Sunday 10 July 2016

The End Of The Broken Sword

Poul Anderson, The Broken Sword (London, 1977).

What else can we glean from Odin's explanation and Imric's feelings?

Two of Anderson's novels, this one and War Of The Gods, are propelled by schemes of Odin;

there could/should have been a novel about Skafloc's son wielding Tyrfing;

Odin offered a way out - if Freda were to return to Skafloc... - but, because of Tyrfing, that backfires;

Skafloc is fey - I have just googled this word and learned that its meanings include "fated to die";

Imric says: "'Happier are all men than the dwellers in Faerie - or the gods, for that matter...Better a life like a falling star, bright across the dark, than a deathlessness which can see naught above or beyond itself." (p. 207)

Here, Imric assumes that this life is all we have. Elsewhere in the text, it is assumed that human beings have immortal souls. These two views of human life can alternate in a single text - and also in many people's minds. Anderson's alien character, Aycharaych, says that death is completion and that an immortal being is to be pitied. However, in some of Anderson's sf works, indefinitely extended lifespans can be meaningful.

1 comment:

Sean M. Brooks said...

Kaor, Paul!

I too regret how Poul Anderson nevered discovered and revealed to us what happened to Skafloc and Freda's son.

The thing to remember about Odin is that any advice he gives is likely to be treacherous or double edged. Skafloc could have been turned from his path if Freda returned to him? BUT, by returning at the very moment he was fighting Valgard, Freda DISTRACTED Skafloc from paying attention to his foe. That gave Valgard the chance he needed to kill Skafloc (and, ironically, being killed himself by Tyrfing).
It's my view Odin wanted Freda to go to Skafloc precisely because she would unwittingly bring about his death.

I remember Aycharaych's comment in WE CLAIM THESE STARS about death being a "completion." I understood that not as death bringing about an eternal nothingness to a person who died, but as beginning his life in the next world.

And the bit about Aycharaych PITYING "immortal God" stuck me as being either philosophically sublime or blasphemous. With different commentators taking different views about what Aycharaych said.
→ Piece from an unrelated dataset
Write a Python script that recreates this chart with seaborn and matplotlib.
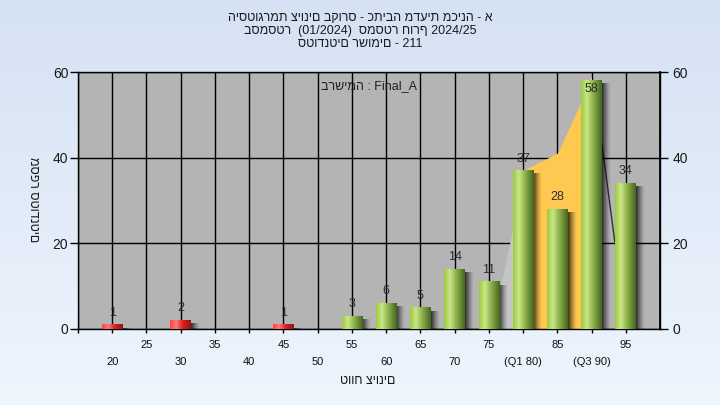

As you know, I am very skeptical about it being to INDEFINITELY extend human life spans. I can see it might be possible to extend the average human lifespan, but not indefinitely. Poul Anderson discusses different aspects and possibilities of this idea in WORLD WITHOUT STARS, THE BOAT OF A MILLION YEARS, FOR LOVE AND GLORY, and (kind of) the four HARVEST OF STARS books and GENESIS.